Subsidy growth falls behind needs

The government’s proposed allocation for subsidies, incentives and cash assistance in FY2026-27 is set to decline as a share of the economy despite growing concerns over rising import costs linked to ongoing tensions in the Middle East.

The conflict has contributed to higher global prices for fuel oil, liquefied natural gas (LNG) and fertilisers, increasing costs for electricity generation, industrial production and agricultural activities in Bangladesh. The situation has raised concerns about production expenses, food security and broader economic stability.

While government officials have acknowledged that additional support may be required to help industries and farmers manage higher costs, the proposed budget indicates a modest increase in overall subsidy spending rather than a significant expansion of support programmes.

According to Finance Division documents, subsidies, incentives and cash transfers will account for 1.71 per cent of GDP in FY2026-27, down from 1.86 per cent in the original FY2025-26 budget and 1.85 per cent in the revised allocation for the current fiscal year.

Finance Minister Amir Khasru Mahmud Chowdhury is scheduled to present the first budget of the new government in the 13th National Parliament on 11 June. The proposed budget totals Tk9.38 lakh crore, with a revenue target of Tk6.95 lakh crore, including Tk6.04 lakh crore from the National Board of Revenue (NBR). The remaining deficit is expected to be financed through domestic and external borrowing.

The government has proposed Tk117,125 crore for subsidies, incentives and cash assistance in FY2026-27, compared with Tk115,904 crore in the original budget for the current fiscal year. The revised allocation for FY2025-26 stands at Tk112,455 crore.

Although the proposed allocation is approximately Tk5,000 crore higher than the revised figure, much of the increase is not directed towards sectors facing the greatest pressure from rising import costs.

Subsidies for the power sector are proposed at Tk37,000 crore, unchanged from the original allocation for FY2025-26. The revised budget for the current year reduced power subsidies to Tk36,000 crore.

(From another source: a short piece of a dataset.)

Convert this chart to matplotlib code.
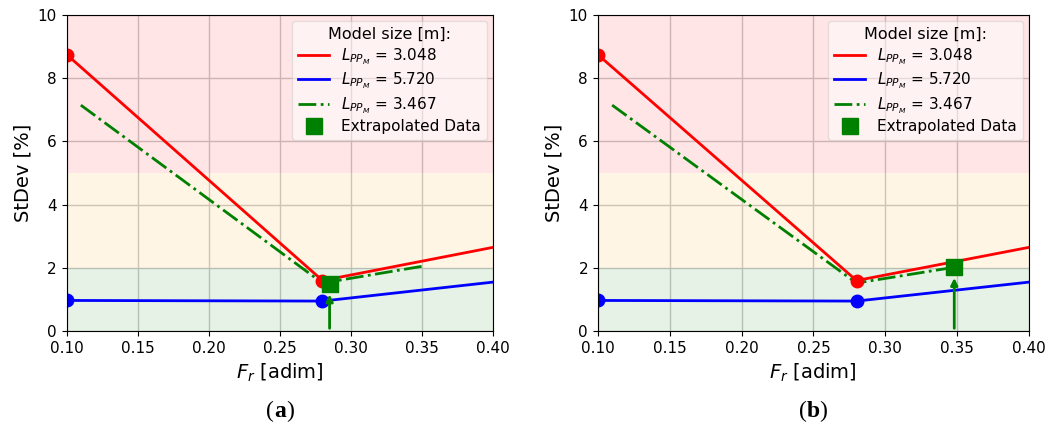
import matplotlib
matplotlib.use('Agg')
import matplotlib.pyplot as plt

# data
fr_red = [0.10, 0.28, 0.40]
sd_red = [8.75, 1.60, 2.65]
fr_blue = [0.10, 0.28, 0.40]
sd_blue = [0.97, 0.95, 1.55]
fr_green = [0.11, 0.28, 0.35]
sd_green = [7.15, 1.52, 2.05]
fr_green_b = [0.11, 0.28, 0.348]
sd_green_b = [7.15, 1.52, 2.02]
extrap = [(0.285, 1.50), (0.348, 2.02)]
captions = ['a', 'b']

fig = plt.figure(figsize=(10.58, 4.30), dpi=100)
ax1 = fig.add_axes([0.063, 0.230, 0.403, 0.735])
ax2 = fig.add_axes([0.565, 0.230, 0.4076, 0.735])

for ax, gx, gy, (ex, ey), cap in zip([ax1, ax2], [fr_green, fr_green_b],
                                     [sd_green, sd_green_b], extrap, captions):
    ax.axhspan(5, 10, color='red', alpha=0.1, lw=0)
    ax.axhspan(2, 5, color='orange', alpha=0.1, lw=0)
    ax.axhspan(0, 2, color='green', alpha=0.1, lw=0)
    ax.plot(fr_red, sd_red, 'r-', lw=2, label='$L_{PP_M}$ = 3.048')
    ax.plot(fr_blue, sd_blue, 'b-', lw=2, label='$L_{PP_M}$ = 5.720')
    ax.plot(gx, gy, color='green', ls='-.', lw=2, label='$L_{PP_M}$ = 3.467')
    ax.plot(fr_red[:2], sd_red[:2], 'o', color='red', ms=9)
    ax.plot(fr_blue[:2], sd_blue[:2], 'o', color='blue', ms=9)
    ax.plot([ex], [ey], 's', color='green', ms=12, label='Extrapolated Data')
    ax.annotate('', xy=(ex, ey - 0.25), xytext=(ex, 0),
                arrowprops=dict(arrowstyle='-|>', color='green', lw=2))
    ax.set_xlim(0.10, 0.40)
    ax.set_ylim(0, 10)
    ax.set_xticks([0.10, 0.15, 0.20, 0.25, 0.30, 0.35, 0.40])
    ax.set_xticklabels(['0.10', '0.15', '0.20', '0.25', '0.30', '0.35', '0.40'])
    ax.set_yticks([0, 2, 4, 6, 8, 10])
    ax.tick_params(labelsize=11)
    ax.grid(True, color='#c8c8c8', lw=1)
    ax.set_axisbelow(True)
    ax.set_xlabel('$F_r$ [adim]', fontsize=14)
    ax.set_ylabel('StDev [%]', fontsize=14)
    ax.legend(title='Model size [m]:', loc='upper right', fontsize=11,
              title_fontsize=11.5, framealpha=0.5, labelspacing=0.25,
              borderaxespad=0.4)
    ax.annotate(cap, xy=(0.5, -0.255), xycoords='axes fraction', ha='center',
                va='center', fontsize=17, family='Liberation Serif',
                weight='bold')
    ax.annotate('(', xy=(0.5, -0.255), xycoords='axes fraction',
                xytext=(-4.5, 0), textcoords='offset points', ha='right',
                va='center', fontsize=17, family='Liberation Serif')
    ax.annotate(')', xy=(0.5, -0.255), xycoords='axes fraction',
                xytext=(4.5, 0), textcoords='offset points', ha='left',
                va='center', fontsize=17, family='Liberation Serif')

fig.savefig('out.png', dpi=100)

The government has also earmarked Tk6,500 crore for LNG imports and Tk27,000 crore for fertiliser imports. Of the fertiliser allocation, Tk17,000 crore will be provided through the agriculture sector, while the remainder will be financed under other subsidy programmes.

Despite continued increases in global fertiliser prices, agricultural subsidies are set to remain broadly unchanged from current levels.

Budget documents prepared by the Finance Division note that prolonged instability in the Middle East could increase expenditure requirements for electricity generation, LNG imports and agricultural support during the next fiscal year.

Meanwhile, food subsidies are projected to decline. The government has proposed allocating Tk9,600 crore for food support programmes in FY2026-27, compared with Tk10,214 crore in the revised budget for the current fiscal year.

Officials said support provided through Open Market Sales (OMS), the Trading Corporation of Bangladesh (TCB) and food-friendly programmes would gradually be scaled back as the government expands its family card programme for low-income households.

In contrast, the allocation for remittance incentives is set to increase. The government plans to raise spending on remittance support by Tk1,000 crore to Tk7,200 crore in FY2026-27 as part of efforts to encourage expatriate Bangladeshis to use formal banking channels and discourage informal money transfer systems.

The higher allocation reflects the growing importance of remittance inflows as a key source of foreign exchange earnings at a time when Bangladesh continues to face external economic challenges and pressure on its balance of payments.